→ **Supplied material**

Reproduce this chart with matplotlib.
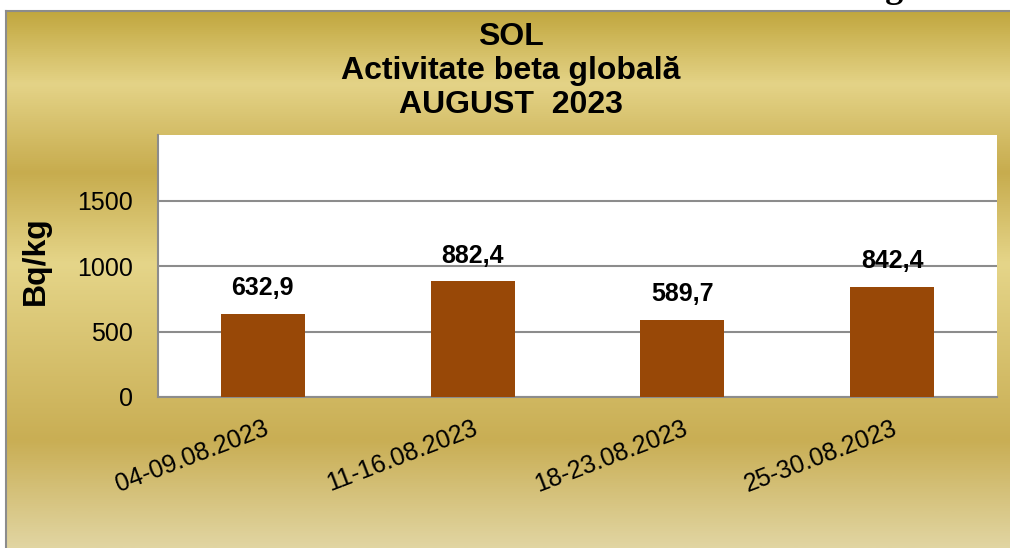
import numpy as np
import matplotlib
matplotlib.use("Agg")
import matplotlib.pyplot as plt
from matplotlib.colors import LinearSegmentedColormap

categories = ["04-09.08.2023", "11-16.08.2023", "18-23.08.2023", "25-30.08.2023"]
values = [632.9, 882.4, 589.7, 842.4]
value_labels = ["632,9", "882,4", "589,7", "842,4"]
yticks = [0, 500, 1000, 1500]
title_lines = ["SOL", "Activitate beta globală", "AUGUST  2023"]

W, H = 1010, 548
fig = plt.figure(figsize=(W / 100, H / 100), dpi=100)
fig.patch.set_facecolor("white")
plt.rcParams['font.family'] = ['Liberation Sans', 'DejaVu Sans']

# gradient background frame
fx0, fy0 = 6, 11  # pixels from left / top
bg = fig.add_axes([fx0 / W, 0, 1 - fx0 / W, 1 - fy0 / H], zorder=0)
stops = [(0.0, "#C1A73F"), (0.135, "#E4D387"), (0.30, "#C7AC4E"),
         (0.47, "#E5D589"), (0.80, "#C9AE54"), (1.0, "#E1D5A2")]
cmap = LinearSegmentedColormap.from_list("gold", stops)
grad = np.linspace(0, 1, 512).reshape(-1, 1)
bg.imshow(grad, aspect="auto", cmap=cmap, extent=[0, 1, 0, 1], origin="upper")
bg.set_xlim(0, 1)
bg.set_ylim(0, 1)
bg.set_xticks([])
bg.set_yticks([])
for s in ["right", "bottom"]:
    bg.spines[s].set_visible(False)
for s in ["left", "top"]:
    bg.spines[s].set_color("#8C8C8C")
    bg.spines[s].set_linewidth(1.5)

# partial caption at very top right (mostly cut off, as in the reference)
fig.text(853 / W, 1 + 3 / H, "Fig. 3.5", ha="left", va="baseline", fontsize=26,
         family="Liberation Serif", fontweight="bold", color="black")

# plot area
px0, px1, py0, py1 = 158, 997, 135, 397
ax = fig.add_axes([px0 / W, 1 - py1 / H, (px1 - px0) / W, (py1 - py0) / H], zorder=1)
ax.set_facecolor("white")
x = np.arange(len(categories))
ax.bar(x, values, width=0.4, color="#984807", zorder=3)
ax.set_xlim(-0.5, len(categories) - 0.5)
ax.set_ylim(0, 2000)
ax.set_yticks(yticks)
ax.set_yticklabels([str(t) for t in yticks], fontsize=18)
ax.yaxis.grid(True, color="#8C8C8C", linewidth=1.5, zorder=1)
ax.tick_params(axis="y", length=0, pad=18)
ax.tick_params(axis="x", length=0, pad=14)
ax.set_xticks(x)
ax.set_xticklabels(categories, fontsize=18, rotation=21, ha="right",
                   rotation_mode="anchor")
for s in ["top", "right"]:
    ax.spines[s].set_visible(False)
for s in ["left", "bottom"]:
    ax.spines[s].set_color("#8C8C8C")
    ax.spines[s].set_linewidth(1.5)
ax.set_ylabel("Bq/kg", fontsize=23, fontweight="bold")
ax.yaxis.set_label_coords((51 - px0) / (px1 - px0), 0.52)

for xi, v, lab in zip(x, values, value_labels):
    ax.annotate(lab, (xi, v), xytext=(0, 10), textcoords="offset points",
                ha="center", va="bottom", fontsize=18, fontweight="bold")

for i, line in enumerate(title_lines):
    fig.text(511 / W, 1 - (37 + 34 * i) / H, line, ha="center", va="center",
             fontsize=23, fontweight="bold")

fig.savefig("out.png", dpi=100)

→ **Task instructions**
Copy the listing over exactly, skipping the pictures it holds.

→ **Answer to this task**
Reproduce this chart with matplotlib.
import numpy as np
import matplotlib
matplotlib.use("Agg")
import matplotlib.pyplot as plt
from matplotlib.colors import LinearSegmentedColormap

categories = ["04-09.08.2023", "11-16.08.2023", "18-23.08.2023", "25-30.08.2023"]
values = [632.9, 882.4, 589.7, 842.4]
value_labels = ["632,9", "882,4", "589,7", "842,4"]
yticks = [0, 500, 1000, 1500]
title_lines = ["SOL", "Activitate beta globală", "AUGUST  2023"]

W, H = 1010, 548
fig = plt.figure(figsize=(W / 100, H / 100), dpi=100)
fig.patch.set_facecolor("white")
plt.rcParams['font.family'] = ['Liberation Sans', 'DejaVu Sans']

# gradient background frame
fx0, fy0 = 6, 11  # pixels from left / top
bg = fig.add_axes([fx0 / W, 0, 1 - fx0 / W, 1 - fy0 / H], zorder=0)
stops = [(0.0, "#C1A73F"), (0.135, "#E4D387"), (0.30, "#C7AC4E"),
         (0.47, "#E5D589"), (0.80, "#C9AE54"), (1.0, "#E1D5A2")]
cmap = LinearSegmentedColormap.from_list("gold", stops)
grad = np.linspace(0, 1, 512).reshape(-1, 1)
bg.imshow(grad, aspect="auto", cmap=cmap, extent=[0, 1, 0, 1], origin="upper")
bg.set_xlim(0, 1)
bg.set_ylim(0, 1)
bg.set_xticks([])
bg.set_yticks([])
for s in ["right", "bottom"]:
    bg.spines[s].set_visible(False)
for s in ["left", "top"]:
    bg.spines[s].set_color("#8C8C8C")
    bg.spines[s].set_linewidth(1.5)

# partial caption at very top right (mostly cut off, as in the reference)
fig.text(853 / W, 1 + 3 / H, "Fig. 3.5", ha="left", va="baseline", fontsize=26,
         family="Liberation Serif", fontweight="bold", color="black")

# plot area
px0, px1, py0, py1 = 158, 997, 135, 397
ax = fig.add_axes([px0 / W, 1 - py1 / H, (px1 - px0) / W, (py1 - py0) / H], zorder=1)
ax.set_facecolor("white")
x = np.arange(len(categories))
ax.bar(x, values, width=0.4, color="#984807", zorder=3)
ax.set_xlim(-0.5, len(categories) - 0.5)
ax.set_ylim(0, 2000)
ax.set_yticks(yticks)
ax.set_yticklabels([str(t) for t in yticks], fontsize=18)
ax.yaxis.grid(True, color="#8C8C8C", linewidth=1.5, zorder=1)
ax.tick_params(axis="y", length=0, pad=18)
ax.tick_params(axis="x", length=0, pad=14)
ax.set_xticks(x)
ax.set_xticklabels(categories, fontsize=18, rotation=21, ha="right",
                   rotation_mode="anchor")
for s in ["top", "right"]:
    ax.spines[s].set_visible(False)
for s in ["left", "bottom"]:
    ax.spines[s].set_color("#8C8C8C")
    ax.spines[s].set_linewidth(1.5)
ax.set_ylabel("Bq/kg", fontsize=23, fontweight="bold")
ax.yaxis.set_label_coords((51 - px0) / (px1 - px0), 0.52)

for xi, v, lab in zip(x, values, value_labels):
    ax.annotate(lab, (xi, v), xytext=(0, 10), textcoords="offset points",
                ha="center", va="bottom", fontsize=18, fontweight="bold")

for i, line in enumerate(title_lines):
    fig.text(511 / W, 1 - (37 + 34 * i) / H, line, ha="center", va="center",
             fontsize=23, fontweight="bold")

fig.savefig("out.png", dpi=100)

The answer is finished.